The legislation is already viewed with concern in Taiwan, already working hard to reduce its dependence on southern China factories and the Hong Kong link. Mainlanders too, who have been eager for Hong Kong residence and parked billions of dollars in its “safe” property and other asset markets may have second thoughts.
Kidnappings of persons from Hong Kong to the mainland are not unknown. In recent times they have included local booksellers who published books embarrassing to the mainland and a billionaire mainland businessman. But an extradition arrangement would make it very much easier and less obvious and earn less negative attention from foreign governments and the press.

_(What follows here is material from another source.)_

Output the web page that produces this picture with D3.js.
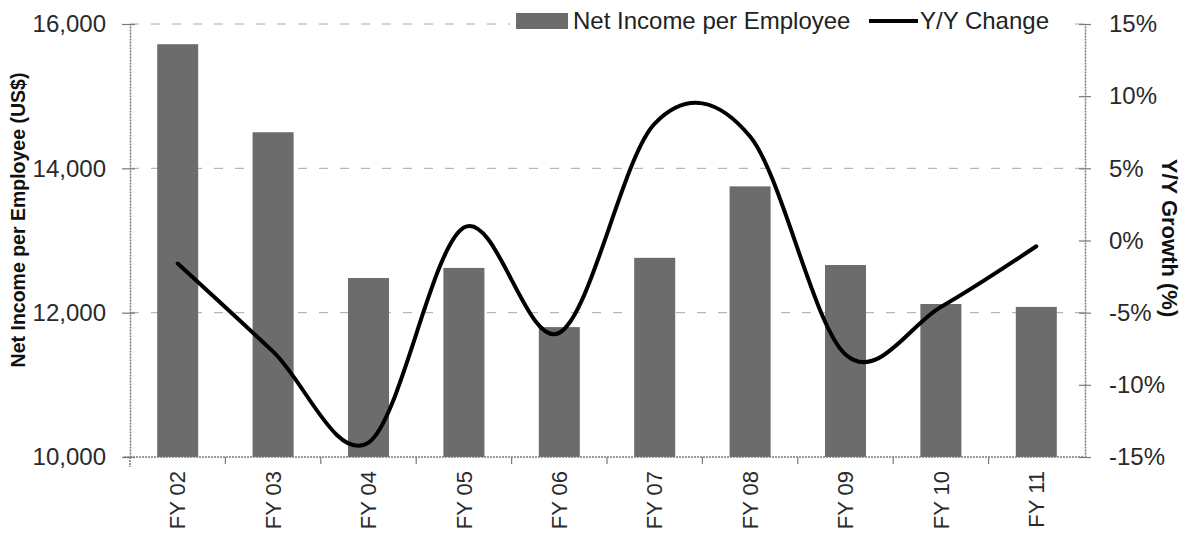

For foreigners as well as locals, the extension of the concept of “sovereignty” as seen in this case also raises concerns about other increasingly broadly interpreted terms as such as what constitutes subversion or sedition. These as well as the likes of “theft of state secrets” and “establishing ties with foreign bodies” are due to be dealt with in the long-delayed enactment of implementation of Article 23 of the Hong Kong Basic Law, which gives the local government the right to enact a deeply unpopular security law. In 2003 that proposed law drew an estimated 500,000 protesters to the streets, the biggest such protest since the Chinese takeover.
Lam may see her making a big issue out an extradition bill which came almost out of nowhere as reason for further delay in tackling Article 23. Indeed, on April 28, a crowd estimated by protesters at 130,000 turned out carrying yellow umbrellas and signs accusing Lam of selling out the city.
But Beijing knows it is only a matter of time before Lam and her business-interest cohorts are prevailed upon to obey the sovereign and align Hong Kong’s laws, and their interpretation, with those of Beijing. A major protection for those who oppose the mainland government appears inevitable.